■ **OBJECTIVE**: Retype the whole listing, please, keeping every line exact and dropping the pictures.
::: MATERIAL :::
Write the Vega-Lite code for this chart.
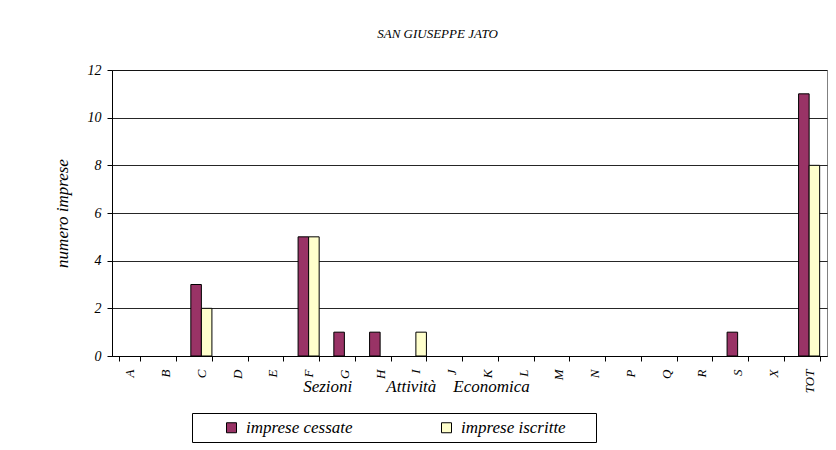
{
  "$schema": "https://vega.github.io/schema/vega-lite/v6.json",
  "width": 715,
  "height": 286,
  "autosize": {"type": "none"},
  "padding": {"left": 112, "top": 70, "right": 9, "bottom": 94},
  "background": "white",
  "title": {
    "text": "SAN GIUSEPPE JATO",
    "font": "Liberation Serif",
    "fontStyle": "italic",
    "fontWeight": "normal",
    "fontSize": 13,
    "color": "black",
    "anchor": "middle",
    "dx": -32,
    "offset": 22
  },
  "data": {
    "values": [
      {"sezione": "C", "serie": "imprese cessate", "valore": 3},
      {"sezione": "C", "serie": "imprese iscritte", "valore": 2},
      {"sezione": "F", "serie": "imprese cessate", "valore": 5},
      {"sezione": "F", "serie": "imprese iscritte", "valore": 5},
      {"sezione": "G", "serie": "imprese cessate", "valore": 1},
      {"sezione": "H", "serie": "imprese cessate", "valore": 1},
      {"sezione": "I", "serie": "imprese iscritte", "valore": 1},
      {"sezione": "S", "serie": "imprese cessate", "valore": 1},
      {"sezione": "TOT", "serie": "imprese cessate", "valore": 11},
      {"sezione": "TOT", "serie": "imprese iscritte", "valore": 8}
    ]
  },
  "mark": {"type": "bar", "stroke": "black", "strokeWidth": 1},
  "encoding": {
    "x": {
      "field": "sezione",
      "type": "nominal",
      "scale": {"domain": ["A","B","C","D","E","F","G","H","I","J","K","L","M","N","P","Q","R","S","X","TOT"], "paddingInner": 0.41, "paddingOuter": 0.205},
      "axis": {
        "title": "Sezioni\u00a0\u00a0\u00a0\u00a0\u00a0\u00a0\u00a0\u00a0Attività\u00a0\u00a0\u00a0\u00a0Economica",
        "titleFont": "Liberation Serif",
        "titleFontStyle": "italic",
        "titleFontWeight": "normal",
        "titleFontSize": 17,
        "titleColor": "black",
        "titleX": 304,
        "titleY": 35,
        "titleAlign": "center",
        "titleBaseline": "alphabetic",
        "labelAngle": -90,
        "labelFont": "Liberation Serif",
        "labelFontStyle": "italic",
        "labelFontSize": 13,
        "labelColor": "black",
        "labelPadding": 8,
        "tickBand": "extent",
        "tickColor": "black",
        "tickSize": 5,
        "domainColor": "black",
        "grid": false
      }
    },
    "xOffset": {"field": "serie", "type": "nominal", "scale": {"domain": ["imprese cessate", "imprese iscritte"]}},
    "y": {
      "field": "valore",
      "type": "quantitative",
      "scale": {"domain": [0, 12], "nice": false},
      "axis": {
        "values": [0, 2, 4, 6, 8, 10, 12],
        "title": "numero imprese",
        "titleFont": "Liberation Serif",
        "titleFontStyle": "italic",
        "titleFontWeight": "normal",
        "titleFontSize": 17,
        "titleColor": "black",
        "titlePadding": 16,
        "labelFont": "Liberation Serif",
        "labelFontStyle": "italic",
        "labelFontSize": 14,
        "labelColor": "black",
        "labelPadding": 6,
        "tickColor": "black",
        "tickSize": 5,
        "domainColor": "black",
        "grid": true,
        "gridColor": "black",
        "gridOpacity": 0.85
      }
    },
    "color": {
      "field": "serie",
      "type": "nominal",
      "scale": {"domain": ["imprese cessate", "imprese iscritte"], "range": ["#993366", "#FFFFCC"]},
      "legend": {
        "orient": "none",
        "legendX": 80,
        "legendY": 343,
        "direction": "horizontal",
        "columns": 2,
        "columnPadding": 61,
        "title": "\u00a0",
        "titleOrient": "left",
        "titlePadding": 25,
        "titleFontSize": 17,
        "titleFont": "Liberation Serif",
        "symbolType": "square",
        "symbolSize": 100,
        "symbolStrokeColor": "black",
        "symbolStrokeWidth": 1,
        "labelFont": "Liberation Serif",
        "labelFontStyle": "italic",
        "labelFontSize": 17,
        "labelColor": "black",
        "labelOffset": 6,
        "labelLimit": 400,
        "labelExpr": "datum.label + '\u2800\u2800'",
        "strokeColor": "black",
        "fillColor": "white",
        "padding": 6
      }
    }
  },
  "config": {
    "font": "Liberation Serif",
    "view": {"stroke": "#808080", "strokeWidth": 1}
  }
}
:::
■ **CORRECT RESPONSE**:
Write the Vega-Lite code for this chart.
{
  "$schema": "https://vega.github.io/schema/vega-lite/v6.json",
  "width": 715,
  "height": 286,
  "autosize": {"type": "none"},
  "padding": {"left": 112, "top": 70, "right": 9, "bottom": 94},
  "background": "white",
  "title": {
    "text": "SAN GIUSEPPE JATO",
    "font": "Liberation Serif",
    "fontStyle": "italic",
    "fontWeight": "normal",
    "fontSize": 13,
    "color": "black",
    "anchor": "middle",
    "dx": -32,
    "offset": 22
  },
  "data": {
    "values": [
      {"sezione": "C", "serie": "imprese cessate", "valore": 3},
      {"sezione": "C", "serie": "imprese iscritte", "valore": 2},
      {"sezione": "F", "serie": "imprese cessate", "valore": 5},
      {"sezione": "F", "serie": "imprese iscritte", "valore": 5},
      {"sezione": "G", "serie": "imprese cessate", "valore": 1},
      {"sezione": "H", "serie": "imprese cessate", "valore": 1},
      {"sezione": "I", "serie": "imprese iscritte", "valore": 1},
      {"sezione": "S", "serie": "imprese cessate", "valore": 1},
      {"sezione": "TOT", "serie": "imprese cessate", "valore": 11},
      {"sezione": "TOT", "serie": "imprese iscritte", "valore": 8}
    ]
  },
  "mark": {"type": "bar", "stroke": "black", "strokeWidth": 1},
  "encoding": {
    "x": {
      "field": "sezione",
      "type": "nominal",
      "scale": {"domain": ["A","B","C","D","E","F","G","H","I","J","K","L","M","N","P","Q","R","S","X","TOT"], "paddingInner": 0.41, "paddingOuter": 0.205},
      "axis": {
        "title": "Sezioni\u00a0\u00a0\u00a0\u00a0\u00a0\u00a0\u00a0\u00a0Attività\u00a0\u00a0\u00a0\u00a0Economica",
        "titleFont": "Liberation Serif",
        "titleFontStyle": "italic",
        "titleFontWeight": "normal",
        "titleFontSize": 17,
        "titleColor": "black",
        "titleX": 304,
        "titleY": 35,
        "titleAlign": "center",
        "titleBaseline": "alphabetic",
        "labelAngle": -90,
        "labelFont": "Liberation Serif",
        "labelFontStyle": "italic",
        "labelFontSize": 13,
        "labelColor": "black",
        "labelPadding": 8,
        "tickBand": "extent",
        "tickColor": "black",
        "tickSize": 5,
        "domainColor": "black",
        "grid": false
      }
    },
    "xOffset": {"field": "serie", "type": "nominal", "scale": {"domain": ["imprese cessate", "imprese iscritte"]}},
    "y": {
      "field": "valore",
      "type": "quantitative",
      "scale": {"domain": [0, 12], "nice": false},
      "axis": {
        "values": [0, 2, 4, 6, 8, 10, 12],
        "title": "numero imprese",
        "titleFont": "Liberation Serif",
        "titleFontStyle": "italic",
        "titleFontWeight": "normal",
        "titleFontSize": 17,
        "titleColor": "black",
        "titlePadding": 16,
        "labelFont": "Liberation Serif",
        "labelFontStyle": "italic",
        "labelFontSize": 14,
        "labelColor": "black",
        "labelPadding": 6,
        "tickColor": "black",
        "tickSize": 5,
        "domainColor": "black",
        "grid": true,
        "gridColor": "black",
        "gridOpacity": 0.85
      }
    },
    "color": {
      "field": "serie",
      "type": "nominal",
      "scale": {"domain": ["imprese cessate", "imprese iscritte"], "range": ["#993366", "#FFFFCC"]},
      "legend": {
        "orient": "none",
        "legendX": 80,
        "legendY": 343,
        "direction": "horizontal",
        "columns": 2,
        "columnPadding": 61,
        "title": "\u00a0",
        "titleOrient": "left",
        "titlePadding": 25,
        "titleFontSize": 17,
        "titleFont": "Liberation Serif",
        "symbolType": "square",
        "symbolSize": 100,
        "symbolStrokeColor": "black",
        "symbolStrokeWidth": 1,
        "labelFont": "Liberation Serif",
        "labelFontStyle": "italic",
        "labelFontSize": 17,
        "labelColor": "black",
        "labelOffset": 6,
        "labelLimit": 400,
        "labelExpr": "datum.label + '\u2800\u2800'",
        "strokeColor": "black",
        "fillColor": "white",
        "padding": 6
      }
    }
  },
  "config": {
    "font": "Liberation Serif",
    "view": {"stroke": "#808080", "strokeWidth": 1}
  }
}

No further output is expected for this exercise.